Turner debió aprender pronto a buscarse la vida. "Mi padre", escribió, "nunca me elogiaba, excepto si ahorraba un chelín". A los 14 años comenzó a hacer trabajos como topógrafo. Aquello le gustó: "Si volviera a nacer, sería arquitecto antes que pintor". Thomas Hardwick, al observar su buena mano con el lápiz, lo recomendó para entrar en la selecta Royal Academy School. En 1790 expuso allí sus primeras acuarelas. Poseía una gran imaginación para titularlas con palabras rimbombantes. Tenía afición a escribir reflexiones en sus cuadernos y, ya en la edad adulta, se atrevió con poemas, con un tono entre marcial y épico, fruto de las convulsiones guerreras de su época. Turner asistió como espectador a la independencia de América, la Revolución Francesa y las campañas bélicas de Napoleón.
Fue un joven raro y callado, absorto siempre en la pintura -a su muerte se hallaron en su casa más de 19.000 dibujos y bocetos-, con escasas dotes para hacer amigos. A diferencia de otros pintores, como Reynolds, muy cotizado en los círculos sociales de su época, él, en contrapartida, según el historiador y crítico de arte David Solkin, se esforzó por realzar su personalidad por medio de su arte.
Su ansia por trasladar al papel lo que veía fue compulsiva. Andaba cada día 40 kilómetros para llenar sus cuadernos de bocetos y acuarelas. Pintaba criptas, monumentos, ruinas, iglesias. Thomas Monro, un coleccionista y pintor, lo contrató en 1796 para que copiara algunas de las obras de su colección. La casa de Monro funcionaba entonces como una academia en la sombra y Turner adquirió gran formación como copista de obras maestras.
En 1802, mientras de España llegaban ecos de la guerra contra Napoleón, Turner fue elegido, a los 24 años, miembro de la Royal Academy, uno de sus más fervientes deseos. Poco antes experimentó una de sus emociones más intensas al ver los paisajes del francés Claudio de Lorena (1600-1682) en la colección del comerciante Angerstein. Dicen que se le saltaron las lágrimas al contemplar aquellas pinturas.
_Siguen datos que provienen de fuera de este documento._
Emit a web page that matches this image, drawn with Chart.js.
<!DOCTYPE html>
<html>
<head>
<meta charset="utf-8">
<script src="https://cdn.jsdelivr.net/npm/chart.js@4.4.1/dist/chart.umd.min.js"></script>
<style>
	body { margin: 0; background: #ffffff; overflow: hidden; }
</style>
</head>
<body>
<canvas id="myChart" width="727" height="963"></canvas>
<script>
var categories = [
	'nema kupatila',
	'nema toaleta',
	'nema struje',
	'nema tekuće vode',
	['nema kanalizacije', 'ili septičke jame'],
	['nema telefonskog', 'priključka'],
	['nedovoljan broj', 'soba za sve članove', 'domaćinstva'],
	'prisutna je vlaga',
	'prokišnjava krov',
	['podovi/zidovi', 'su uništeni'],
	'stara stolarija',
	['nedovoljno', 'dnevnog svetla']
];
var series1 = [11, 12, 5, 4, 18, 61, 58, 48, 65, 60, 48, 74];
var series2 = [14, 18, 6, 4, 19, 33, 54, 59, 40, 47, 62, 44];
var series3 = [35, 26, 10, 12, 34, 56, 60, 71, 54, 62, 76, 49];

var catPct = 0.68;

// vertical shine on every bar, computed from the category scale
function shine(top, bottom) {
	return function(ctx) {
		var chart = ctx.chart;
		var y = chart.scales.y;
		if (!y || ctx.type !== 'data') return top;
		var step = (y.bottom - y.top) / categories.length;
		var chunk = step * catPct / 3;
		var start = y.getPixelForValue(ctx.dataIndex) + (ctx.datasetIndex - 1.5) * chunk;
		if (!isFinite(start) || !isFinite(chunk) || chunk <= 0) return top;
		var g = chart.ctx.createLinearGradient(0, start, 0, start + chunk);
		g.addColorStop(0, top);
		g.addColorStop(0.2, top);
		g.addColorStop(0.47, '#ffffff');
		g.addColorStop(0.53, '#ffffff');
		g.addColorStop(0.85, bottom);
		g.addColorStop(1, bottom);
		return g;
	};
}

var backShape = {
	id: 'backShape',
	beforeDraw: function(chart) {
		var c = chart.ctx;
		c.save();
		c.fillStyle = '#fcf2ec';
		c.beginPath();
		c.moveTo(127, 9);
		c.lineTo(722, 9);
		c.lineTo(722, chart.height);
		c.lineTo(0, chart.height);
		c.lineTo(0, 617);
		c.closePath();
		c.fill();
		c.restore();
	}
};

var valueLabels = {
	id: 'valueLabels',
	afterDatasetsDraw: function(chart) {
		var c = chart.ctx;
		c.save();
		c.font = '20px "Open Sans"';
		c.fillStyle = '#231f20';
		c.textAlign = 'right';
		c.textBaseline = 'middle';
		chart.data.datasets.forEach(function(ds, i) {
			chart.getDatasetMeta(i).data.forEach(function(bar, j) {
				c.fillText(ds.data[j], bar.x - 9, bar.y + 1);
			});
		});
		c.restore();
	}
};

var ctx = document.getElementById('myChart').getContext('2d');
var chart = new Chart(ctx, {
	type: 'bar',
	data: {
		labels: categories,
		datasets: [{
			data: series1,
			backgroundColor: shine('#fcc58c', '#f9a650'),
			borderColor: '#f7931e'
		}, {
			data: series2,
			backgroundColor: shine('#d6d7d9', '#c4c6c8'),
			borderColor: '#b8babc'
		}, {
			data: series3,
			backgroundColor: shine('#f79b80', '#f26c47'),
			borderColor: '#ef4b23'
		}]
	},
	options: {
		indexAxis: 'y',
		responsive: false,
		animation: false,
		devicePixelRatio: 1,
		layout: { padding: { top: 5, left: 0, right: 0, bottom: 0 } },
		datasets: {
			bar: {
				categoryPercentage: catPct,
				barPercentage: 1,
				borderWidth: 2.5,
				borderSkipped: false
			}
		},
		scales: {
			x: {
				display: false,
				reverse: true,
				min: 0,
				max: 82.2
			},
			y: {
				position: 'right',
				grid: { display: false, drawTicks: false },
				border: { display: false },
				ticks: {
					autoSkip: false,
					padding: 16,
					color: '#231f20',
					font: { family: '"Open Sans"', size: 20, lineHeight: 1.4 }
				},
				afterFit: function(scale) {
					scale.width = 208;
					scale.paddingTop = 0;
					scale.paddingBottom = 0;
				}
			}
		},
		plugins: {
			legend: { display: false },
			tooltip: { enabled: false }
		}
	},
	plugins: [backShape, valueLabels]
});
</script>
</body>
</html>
La influencia de Lorena fue tal que cuando Turner donó a la National Gallery Dido construye Cartago y El declive del imperio cartaginés puso la condición de que fueran expuestos permanentemente entre dos obras de su admirado Claudio de Lorena, algo que para el historiador de arte Ernst H. Gombrich fue un dislate: "Turner no se hizo justicia a sí mismo incitando a esta comparación".
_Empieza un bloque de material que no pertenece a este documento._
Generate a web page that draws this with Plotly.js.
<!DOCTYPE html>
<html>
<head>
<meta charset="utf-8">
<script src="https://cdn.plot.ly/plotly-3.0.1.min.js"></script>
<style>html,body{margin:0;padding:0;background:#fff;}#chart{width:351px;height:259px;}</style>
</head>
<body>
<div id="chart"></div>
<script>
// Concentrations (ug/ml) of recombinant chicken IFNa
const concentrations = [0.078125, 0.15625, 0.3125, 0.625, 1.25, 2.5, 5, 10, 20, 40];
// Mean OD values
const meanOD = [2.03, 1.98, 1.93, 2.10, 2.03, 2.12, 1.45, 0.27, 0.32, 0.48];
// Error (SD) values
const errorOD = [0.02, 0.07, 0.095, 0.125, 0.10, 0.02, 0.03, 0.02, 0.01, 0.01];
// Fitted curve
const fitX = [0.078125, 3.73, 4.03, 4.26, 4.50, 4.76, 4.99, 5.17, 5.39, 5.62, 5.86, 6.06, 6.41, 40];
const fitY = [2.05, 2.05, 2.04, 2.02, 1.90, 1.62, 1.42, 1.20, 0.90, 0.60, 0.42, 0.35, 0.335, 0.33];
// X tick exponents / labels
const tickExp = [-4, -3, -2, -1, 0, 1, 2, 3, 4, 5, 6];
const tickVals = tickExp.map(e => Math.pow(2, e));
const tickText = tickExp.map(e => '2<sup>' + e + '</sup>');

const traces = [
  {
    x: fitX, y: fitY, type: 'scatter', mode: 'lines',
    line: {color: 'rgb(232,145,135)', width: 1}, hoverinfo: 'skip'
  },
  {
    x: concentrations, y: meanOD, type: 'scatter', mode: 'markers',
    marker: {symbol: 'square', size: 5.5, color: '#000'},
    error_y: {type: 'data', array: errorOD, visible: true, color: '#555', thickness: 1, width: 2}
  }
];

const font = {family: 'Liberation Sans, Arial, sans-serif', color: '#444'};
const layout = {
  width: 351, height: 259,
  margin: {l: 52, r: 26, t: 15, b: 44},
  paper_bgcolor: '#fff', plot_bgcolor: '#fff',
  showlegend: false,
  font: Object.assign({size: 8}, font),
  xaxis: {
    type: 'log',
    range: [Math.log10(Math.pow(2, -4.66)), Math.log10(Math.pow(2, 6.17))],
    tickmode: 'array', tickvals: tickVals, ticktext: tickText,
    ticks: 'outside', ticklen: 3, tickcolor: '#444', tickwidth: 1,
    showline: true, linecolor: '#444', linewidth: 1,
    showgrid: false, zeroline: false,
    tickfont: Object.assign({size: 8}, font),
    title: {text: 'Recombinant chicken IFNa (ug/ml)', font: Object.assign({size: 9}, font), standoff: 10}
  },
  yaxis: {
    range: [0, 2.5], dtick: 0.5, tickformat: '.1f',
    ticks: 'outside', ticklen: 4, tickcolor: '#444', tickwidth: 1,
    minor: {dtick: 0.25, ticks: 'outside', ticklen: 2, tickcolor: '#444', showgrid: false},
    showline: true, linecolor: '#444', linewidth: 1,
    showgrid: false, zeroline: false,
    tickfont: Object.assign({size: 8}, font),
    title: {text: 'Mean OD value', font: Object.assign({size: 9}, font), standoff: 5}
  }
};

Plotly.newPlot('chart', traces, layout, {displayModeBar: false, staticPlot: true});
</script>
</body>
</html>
En las biografías de Turner, su vida íntima tiene poco interés. Parecía un personaje de Dickens, bajito, rudo, un míster Pickwick siempre con las manos manchadas porque usaba sus dedos para difuminar la pintura de sus óleos. Nunca tuvo aspecto de gentleman, pero tampoco lo intentó. Sentía atracción por las viudas y las mujeres maduras, y aunque no se casó, convivió con alguna y tuvo dos hijas, a las que nunca reconoció.
Cuando su padre dejó la barbería, se mudó a casa de su hijo. Se convirtió en su mayordomo y asistente. Tuvo sobre él un gran ascendiente, como ilustra la anécdota que circuló por Londres. En una ocasión en que Turner se mostraba remiso a acudir a una cena a la que había sido invitado, su padre lo empujó al grito de "Ve, Billy, ve. No hay nada para cocinar esta noche".
A principios del siglo XIX viajó a París. Peregrinó al recién inaugurado Museo del Louvre. En su cuaderno anotó al contemplar El entierro de Cristo de Tiziano: "María está pintada en azul y participa del tono carmesí que se une con el azul del cielo". Visitó también Italia, la meca de la pintura, y conoció los museos más importantes de Europa. Llegó hasta Suiza y Alemania. En el camino a Bruselas hizo un alto en un desolado Waterloo y anotó: "1.500 asesinados aquí, 4.000 allí". Venecia y Canaletto lo deslumbraron. Nunca, en cambio, sintió atracción por España.
Ilustró libros de viajes y los de los escritores románticos Byron y Walter Scott. Lord Elgin quiso que formara parte de su expedición a Grecia -donde arrambló con los mármoles del Partenón que hoy se exponen en el Museo Británico-. No llegaron a un acuerdo porque Turner no quiso ceder los derechos de sus obras, y además exigía un alto precio. Compitió en la pintura de paisajes con su colega de academia Constable, al que detestaba, y en la de interiores, con otro contemporáneo, David Wilki. Fue un magnífico escenógrafo, a veces criticado por "la cruda teatralidad de sus pinturas". En 1840, un anciano Turner conoció a John Ruskin, el mejor propagandista de su obra: "Él ve más en mi pintura de lo que yo jamás he visto", decía el artista.
Turner murió el 19 de diciembre de 1851. Una hora antes, el sol, su estrella, apareció fugazmente entre las negras nubes. Fue su último paisaje.
'Turner y los maestros'. Museo del Prado. Del 22 de junio al 19 de septiembre.